Tomorrow morning, why not turn the amazing Eggs Benedict into an equally amazing Eggs Royale.
By Rochelle Ramos
The original Eggs Benedict is a toasted English muffin, topped with a crispy edge ham or bacon and topped with a poached egg and the completely decadent Hollandaise sauce. Now this is all well and good, but I wanted something more. I wanted the silky smooth and subtle smokey flavor of smoked salmon instead.
This turns the fantastic thing that is a Benedict into a Royale. And since this was lunch, a few other things got changed around to accommodate for it like fresh Portuguese bread buns lightly toasted instead of the muffin and a saute of crispy edged mushrooms, browned onions and sweet peppers. But the thing that stayed true was the poached egg that when punctured, oozes yolk on top of the layers and the creamy lemon of Hollandaise that brought it all together.
- 6 mushrooms, thinly sliced
- ½ red bell pepper, sliced
- ½ onion, sliced
- 2 cloves garlic, peeled and minced
- pinch of salt
- olive oil
- 2 Portuguese bread buns, cut in half and lightly toasted
- 6 oz (170g) smoked salmon
- 4 eggs
- ½ tablespoon vinegar
- pinch of salt
- 5.5 oz (156g) unsalted butter
- 3 egg yolks
- 1 tablespoon cold water
- 1 lemon, juiced
- black/pink/white/green peppercorn mix, freshly ground
- Heat olive oil in saute pan over medium high heat. Add mushrooms and garlic to the pan and allow the edges of the mushrooms to brown, stirring occasionally. Add in the bell pepper and onion and stir together until onions have browned and peppers have softened. Season with a pinch of salt.
- Assemble the eggs royale by placing the bread on a plate with the toasted cut side up. Top with mushroom/onion/pepper mixture, smoked salmon and then poached egg. Cover with Hollandaise sauce and season with salt, freshly ground pepper and cilantro or parsley for garnish.
- Heat butter in a small sauce pan over low heat, allowing it to melt completely. Continue to let the butter simmer until no more foam seems to be forming at the top. Skim the foam from the top of the butter and set the pan aside. (You can strain it through a mesh strainer lined with cheesecloth to remove any foam that was missed, but you don't have to.)
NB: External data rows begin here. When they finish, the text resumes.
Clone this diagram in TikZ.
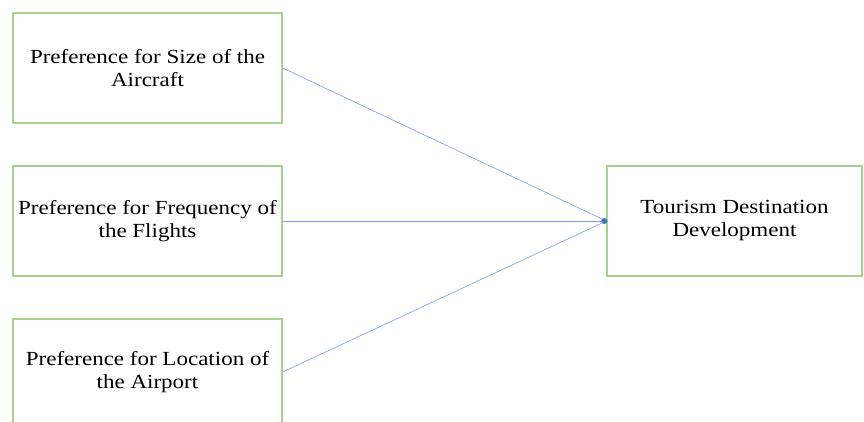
\documentclass[tikz,border=0pt]{standalone}
\usepackage{fontspec}
\setmainfont[FakeStretch=1.15]{Liberation Serif}
\usepackage{xcolor}
\usepackage{tikz}
\usetikzlibrary{arrows.meta}

\definecolor{boxgreen}{RGB}{169,208,142}
\definecolor{linkblue}{RGB}{125,155,225}
\definecolor{tipblue}{RGB}{68,114,196}

\tikzset{
  factor/.style={draw=boxgreen, line width=1.4pt, minimum width=269pt, minimum height=110pt,
    align=center, inner sep=0pt, font=\fontsize{20}{23}\selectfont},
  link/.style={draw=linkblue, line width=0.6pt}
}

\begin{document}
\begin{tikzpicture}[x=1pt, y=-1pt]
\useasboundingbox (0,0) rectangle (864,421);
\clip (0,0) rectangle (864,421);
\node[factor] (size) at (147.5,68) {Preference for Size of the\\Aircraft};
\node[factor] (freq) at (147.5,221) {Preference for Frequency of\\the Flights};
\node[factor, minimum height=106pt] (loc) at (147.5,372) {Preference for Location of\\the Airport};
\node[factor, minimum width=255pt] (tdd) at (734.5,221) {Tourism Destination\\Development};
% links into the outcome
\draw[link] (size.east) -- (tdd.west);
\draw[link] (freq.east) -- (tdd.west);
\draw[link] (loc.east) -- (tdd.west);
\fill[tipblue] ([xshift=-2pt]tdd.west) circle (3pt);
\end{tikzpicture}
\end{document}
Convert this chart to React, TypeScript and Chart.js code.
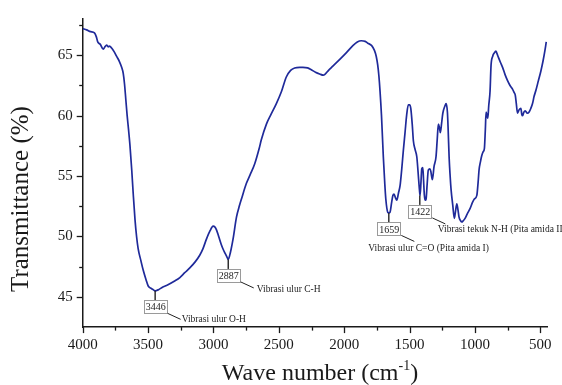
import React, { useEffect, useRef } from "react";
import { Chart, registerables } from "chart.js";

Chart.register(...registerables);

// ---- data ----
const wavenumbers = [
  4000, 3970, 3940, 3910, 3895, 3885, 3865, 3843, 3830, 3817, 3805, 3795, 3779, 3760, 3740, 3720, 3702, 3690, 3680, 3670,
  3660, 3650, 3639, 3625, 3614, 3600, 3588, 3576, 3555, 3537, 3515, 3499, 3475, 3461, 3446, 3420, 3390, 3359, 3300, 3257,
  3220, 3181, 3140, 3105, 3080, 3053, 3025, 3003, 2990, 2977, 2960, 2939, 2920, 2901, 2887, 2870, 2850, 2824, 2800, 2786,
  2748, 2720, 2685, 2650, 2634, 2595, 2560, 2519, 2480, 2443, 2410, 2379, 2340, 2316, 2280, 2252, 2220, 2188, 2160, 2150,
  2120, 2087, 2040, 1985, 1934, 1900, 1870, 1840, 1820, 1790, 1769, 1755, 1744, 1735, 1726, 1715, 1701, 1690, 1682, 1667,
  1659, 1650, 1637, 1628, 1619, 1608, 1598, 1585, 1573, 1560, 1548, 1535, 1522, 1510, 1500, 1491, 1480, 1471, 1458, 1445,
  1435, 1425, 1420, 1413, 1407, 1399, 1393, 1387, 1380, 1374, 1366, 1357, 1345, 1338, 1326, 1313, 1298, 1289, 1280, 1272,
  1265, 1255, 1246, 1230, 1221, 1211, 1205, 1198, 1190, 1183, 1170, 1158, 1150, 1139, 1130, 1122, 1110, 1101, 1090, 1076,
  1058, 1038, 1020, 1005, 986, 976, 969, 958, 948, 938, 928, 921, 915, 908, 902, 895, 885, 877, 865, 852,
  840, 834, 820, 805, 789, 770, 751, 732, 713, 700, 692, 684, 675, 662, 649, 642, 636, 626, 616, 600,
  586, 573, 560, 548, 534, 515, 496, 480, 465, 455,
];
const transmittance = [
  67.2, 67.1, 66.95, 66.85, 66.5, 66.1, 65.9, 65.5, 65.7, 65.85, 65.7, 65.75, 65.6, 65.3, 64.9, 64.5, 64.0, 63.5, 62.6, 61.3,
  60.0, 58.9, 57.6, 55.5, 53.6, 51.4, 50.0, 49.0, 48.0, 47.2, 46.4, 45.9, 45.7, 45.6, 45.5, 45.6, 45.8, 45.95, 46.3, 46.6,
  47.0, 47.4, 47.9, 48.45, 49.0, 49.8, 50.5, 50.85, 50.8, 50.55, 50.0, 49.3, 48.8, 48.4, 48.1, 48.7, 49.8, 51.6, 52.6, 53.1,
  54.4, 55.1, 56.0, 57.3, 58.0, 59.3, 60.1, 61.0, 62.0, 63.2, 63.75, 63.95, 64.0, 64.0, 63.95, 63.8, 63.6, 63.45, 63.35, 63.4,
  63.75, 64.1, 64.6, 65.2, 65.8, 66.1, 66.2, 66.15, 66.0, 65.8, 65.4, 64.9, 64.2, 63.3, 62.0, 60.0, 56.6, 54.4, 53.1, 52.0,
  51.95, 52.0, 52.85, 53.4, 53.5, 53.2, 53.0, 53.6, 54.2, 55.6, 57.1, 58.6, 60.1, 60.9, 60.9, 60.6, 59.3, 57.9, 57.2, 56.6,
  55.3, 53.9, 53.4, 54.5, 55.6, 55.7, 54.6, 53.4, 53.0, 53.1, 54.3, 55.5, 55.6, 55.4, 54.7, 55.8, 56.6, 58.0, 59.3, 59.0,
  58.6, 59.4, 60.2, 60.8, 61.0, 60.3, 58.8, 56.6, 55.0, 53.9, 52.6, 51.5, 52.0, 52.7, 52.2, 51.6, 51.3, 51.2, 51.3, 51.5,
  51.9, 52.3, 52.8, 53.1, 53.4, 54.5, 55.5, 56.2, 56.7, 57.0, 57.3, 58.8, 60.3, 60.0, 59.8, 60.8, 62.0, 64.2, 64.9, 65.2,
  65.35, 65.2, 64.8, 64.4, 64.0, 63.4, 62.9, 62.5, 62.2, 61.9, 61.7, 61.0, 60.2, 60.5, 60.6, 60.1, 60.0, 60.3, 60.4, 60.2,
  60.3, 60.6, 61.0, 61.6, 62.1, 62.9, 63.7, 64.5, 65.4, 66.1,
];

const xTickValues = [4000, 3500, 3000, 2500, 2000, 1500, 1000, 500];
const yTickValues = [45, 50, 55, 60, 65];
const xRange = [447, 4000];
const yRange = [42.5, 68];

const peakWavenumbers = [3446, 2887, 1659, 1422];
const peakLabels = ["3446", "2887", "1659", "1422"];
const peakDescriptions = [
  "Vibrasi ulur O-H",
  "Vibrasi ulur C-H",
  "Vibrasi ulur C=O (Pita amida I)",
  "Vibrasi tekuk N-H (Pita amida II)",
];

// ---- styling / layout (not data) ----
const SERIF = "'Liberation Serif', 'Times New Roman', serif";
const AXIS_COLOR = "#1a1a1a";
const LINE_COLOR = "#1f2a9a";
const calloutTextOffsets = [
  { dx: 1, dy: 0 },
  { dx: 3, dy: 2 },
  { dx: -46, dy: 7 },
  { dx: -7.5, dy: 5.6 },
];

function valueAt(wn: number): number {
  let best = 0;
  for (let i = 0; i < wavenumbers.length; i++) {
    if (Math.abs(wavenumbers[i] - wn) < Math.abs(wavenumbers[best] - wn)) best = i;
  }
  return transmittance[best];
}

const decorPlugin = {
  id: "decor",
  afterDraw(chart: any) {
    const ctx = chart.ctx;
    const xs = chart.scales.x;
    const ys = chart.scales.y;
    const area = chart.chartArea;
    ctx.save();

    // ticks (outward)
    ctx.strokeStyle = AXIS_COLOR;
    ctx.lineWidth = 1.3;
    const xMinor: number[] = [];
    for (let i = 0; i < xTickValues.length - 1; i++) xMinor.push((xTickValues[i] + xTickValues[i + 1]) / 2);
    const yMinor: number[] = [yTickValues[0] - 2.5];
    for (let i = 0; i < yTickValues.length - 1; i++) yMinor.push((yTickValues[i] + yTickValues[i + 1]) / 2);
    yMinor.push(yTickValues[yTickValues.length - 1] + 2.5);
    const drawX = (v: number, len: number) => {
      const p = Math.round(xs.getPixelForValue(v)) + 0.5;
      ctx.beginPath();
      ctx.moveTo(p, area.bottom);
      ctx.lineTo(p, area.bottom + len);
      ctx.stroke();
    };
    const drawY = (v: number, len: number) => {
      const p = Math.round(ys.getPixelForValue(v)) + 0.5;
      ctx.beginPath();
      ctx.moveTo(area.left, p);
      ctx.lineTo(area.left - len, p);
      ctx.stroke();
    };
    xTickValues.forEach((v) => drawX(v, 6));
    xMinor.forEach((v) => drawX(v, 3.5));
    yTickValues.forEach((v) => drawY(v, 6));
    yMinor.forEach((v) => v > yRange[0] && drawY(v, 3.5));

    // callouts
    peakWavenumbers.forEach((wn, i) => {
      const px = xs.getPixelForValue(wn);
      const py = ys.getPixelForValue(valueAt(wn));
      const boxW = 23;
      const boxH = 13;
      const gap = 9.5;
      const boxTop = py + gap;
      const boxLeft = px - boxW / 2;
      ctx.strokeStyle = "#222";
      ctx.lineWidth = 1.4;
      ctx.beginPath();
      ctx.moveTo(px, py);
      ctx.lineTo(px, boxTop);
      ctx.stroke();
      ctx.fillStyle = "#fff";
      ctx.fillRect(boxLeft, boxTop, boxW, boxH);
      ctx.strokeStyle = "#9a9a9a";
      ctx.lineWidth = 1;
      ctx.strokeRect(Math.round(boxLeft) + 0.5, Math.round(boxTop) + 0.5, boxW, boxH);
      ctx.fillStyle = "#222";
      ctx.font = `10px ${SERIF}`;
      ctx.textAlign = "center";
      ctx.textBaseline = "middle";
      ctx.fillText(peakLabels[i], px + 0.5, boxTop + boxH / 2 + 1);
      // leader
      const sx = boxLeft + boxW + 1;
      const sy = boxTop + boxH;
      const ex = sx + 13;
      const ey = sy + 6;
      ctx.strokeStyle = "#222";
      ctx.lineWidth = 1;
      ctx.beginPath();
      ctx.moveTo(sx, sy);
      ctx.lineTo(ex, ey);
      ctx.stroke();
      ctx.textAlign = "left";
      ctx.font = `9.5px ${SERIF}`;
      ctx.fillText(peakDescriptions[i], ex + calloutTextOffsets[i].dx, ey + calloutTextOffsets[i].dy);
    });

    // axis titles
    ctx.fillStyle = "#1a1a1a";
    ctx.font = `25px ${SERIF}`;
    ctx.textAlign = "center";
    ctx.textBaseline = "middle";
    ctx.save();
    ctx.translate(21, (area.top + area.bottom) / 2 + 26);
    ctx.rotate(-Math.PI / 2);
    ctx.fillText("Transmittance (%)", 0, 0);
    ctx.restore();

    ctx.textBaseline = "alphabetic";
    const main = "Wave number (cm";
    ctx.font = `24px ${SERIF}`;
    const wMain = ctx.measureText(main).width;
    ctx.font = `14px ${SERIF}`;
    const wSup = ctx.measureText("-1").width;
    ctx.font = `24px ${SERIF}`;
    const wClose = ctx.measureText(")").width;
    const total = wMain + wSup + wClose;
    const startX = 320 - total / 2;
    const baseY = 380;
    ctx.textAlign = "left";
    ctx.fillText(main, startX, baseY);
    ctx.font = `14px ${SERIF}`;
    ctx.fillText("-1", startX + wMain, baseY - 10);
    ctx.font = `24px ${SERIF}`;
    ctx.fillText(")", startX + wMain + wSup, baseY);

    ctx.restore();
  },
};

export default function App() {
  const ref = useRef<HTMLCanvasElement | null>(null);
  useEffect(() => {
    if (!ref.current) return;
    const points = wavenumbers.map((w, i) => ({ x: w, y: transmittance[i] }));
    const chart = new Chart(ref.current, {
      type: "line",
      data: {
        datasets: [
          {
            data: points,
            borderColor: LINE_COLOR,
            borderWidth: 1.7,
            pointRadius: 0,
            cubicInterpolationMode: "monotone",
            fill: false,
          },
        ],
      },
      options: {
        animation: false,
        responsive: false,
        events: [],
        layout: { padding: { left: 0, top: 9.6, right: 14.7, bottom: 0 } },
        plugins: { legend: { display: false }, tooltip: { enabled: false } },
        scales: {
          x: {
            type: "linear",
            reverse: true,
            min: xRange[0],
            max: xRange[1],
            afterBuildTicks: (s: any) => {
              s.ticks = xTickValues.map((v) => ({ value: v }));
            },
            afterFit: (s: any) => {
              s.height = 385 - 327.1;
            },
            grid: { display: false, drawTicks: false, tickLength: 0 },
            border: { display: true, color: AXIS_COLOR, width: 1.5 },
            ticks: {
              color: "#1a1a1a",
              font: { family: SERIF, size: 15 },
              padding: 9,
              maxRotation: 0,
              autoSkip: false,
              callback: (v: any) => String(v),
            },
          },
          y: {
            type: "linear",
            min: yRange[0],
            max: yRange[1],
            afterBuildTicks: (s: any) => {
              s.ticks = yTickValues.map((v) => ({ value: v }));
            },
            afterFit: (s: any) => {
              s.width = 82.7;
            },
            grid: { display: false, drawTicks: false, tickLength: 0 },
            border: { display: true, color: AXIS_COLOR, width: 1.5 },
            ticks: {
              color: "#1a1a1a",
              font: { family: SERIF, size: 15 },
              padding: 10,
              autoSkip: false,
              callback: (v: any) => String(v),
            },
          },
        },
      },
      plugins: [decorPlugin],
    } as any);
    return () => chart.destroy();
  }, []);
  return (
    <div style={{ position: "fixed", left: 0, top: 0, width: 562, height: 385, background: "#fff" }}>
      <canvas ref={ref} width={562} height={385} style={{ display: "block", width: 562, height: 385 }} />
    </div>
  );
}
- Bring a small pot of water, to a boil on the stove. Do not fill it completely, as it shouldn't touch the bottom of the bowl when it's placed on top.
- Reduce heat to low and allow water to simmer.
- In a glass or stainless steel, heat proof mixing bowl, whisk together the yolks and the cold water for 1-2 minutes or until frothy. Place the bowl on the pot of simmering water and whisk continuously for 2-3 minutes or until slightly thickened.
- Remove the bowl from the pot and gradually, about a couple teaspoons at a time, pour in the warm butter, again whisking continuously.
- After all the butter has been added, whisk in the lemon juice and season with salt and ground pepper. Continue to whisk until thickened.
- When done, the sauce should be thick but smooth. If you prefer a thinner sauce, add more lemon juice or room temperature water a teaspoon at time and whisk until well incorporated
- Bring a few inches of water in a pot to a simmer. Add in vinegar and a pinch of salt.
- Break egg into a small bowl and reduce heat of water to low. Once water has reduced to a very hot temperature, but not simmering, stir it with a spoon in one direction to create a whirlpool. Drop the egg into the water and allow it to cook for a 2-3 minutes, or until slightly firm on the outside and still soft on the inside. Use a slotted spoon to remove the egg from the pot and place it on a paper towel to allow it to drain of excess water.